NASDAQ stocks extended their bounce on Monday but doubts remain
Prospects that the recent rally in borrowing costs might be easing off are keeping the rebound in technology stocks going this week. It comes after the S&P 500 IT sector recouped all of its losses last week and rose 0.6%. Whilst Friday’s blow-out monthly job numbers are helping underpin confidence in the US economy, sluggish wage growth continues to casts doubts that the Fed will go ahead with a third planned rate hike this year.
Fed fund futures for December—which the market sees as the likeliest month for a move—still indicate no better than even chances of a hike. That’s after Friday’s data showed hourly earnings inched up a tenth of a point in June, half the minuscule rise widely expected. It was a setback for the financial sector, which has galloped 6.5% higher over the last month, on the back of the fastest rise in US benchmark yields since a rally to two-year highs in December.
Tech’s comeback is also casting doubts over the widely observed notion that a value orientation is returning to the fore among investors after ‘growth’—quite synonymous with the tech sector—collided with index resistance and other valuation challenges in June. The upcoming technology sector reporting season will be a critical juncture, as it should demonstrate how accurately earnings growth has been priced.
Unfamiliar faces
Even beforehand however, there are several signs of lingering uncertainty among investors over whether growth/value rebalancing has run its course. For one thing, there was a glaring lack of recent stock market leaders among the ranks of Monday’s and Friday’s best performers. Hugely capitalised FAANG shares (Facebook (NASDAQ:FB), Apple (NASDAQ:AAPL), Amazon (NASDAQ:AMZN), Netflix (NASDAQ:NFLX) and Google (NASDAQ:GOOGL)) didn’t make stand-out gains. Nor did any of the year’s top tech risers like video games group Activision (NASDAQ:ATVI), and semiconductor machine maker Lam Research (NASDAQ:LRCX). In fact top five S&P 500 shares and FAANGs (almost, but not quite synonymous) were down as much as 8% on Friday from early June peaks.

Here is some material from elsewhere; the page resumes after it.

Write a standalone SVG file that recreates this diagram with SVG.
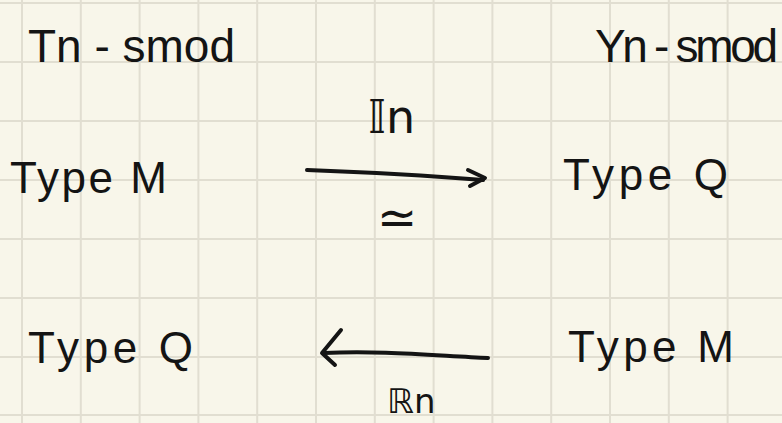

And in keeping with the way instability started among technology shares towards the end of last month before fanning out, Friday’s snapshot showed a broad swathe of S&P 500 sectors in a weak phase. 6 out of 11 sectors were down 1% in the month to date. At the same time, the ratio of new highs to new lows continues its decline since February, despite the market’s record-breaking run this year.
FAANG gives it 100% but…
Major technical price factors are not doing a great deal to dispel uncertainties and doubts about whether the rebound is trusted either. Compiling the FAANG and Tesla (NASDAQ:TSLA) into an index and charting it as one composite instrument, as shown below, suggests US stock market titans remain stuck between supports and recently established new all-time highs. Traders customarily see each unsuccessful attempt to breach such thresholds as invoking increased risk of a severe failure. And with recent retracements by the group ranging between 88.6%-123%, well beyond the 61.8% extent typically classified as orderly, it’s difficult to judge that reliable stability has returned just yet.
At least an apparent consolidation zone (or channel) between the commencement of the May up leg and this month’s low keeps hope of an upside break alive. Still, it’s likely that another failure by FAANG/Tesla to regain last month’s peak will unsettle these stocks again. Any broader impact may be exacerbated if the group breaks support. At this stage it seems only a string of resounding earnings beats could bring a break on the upside.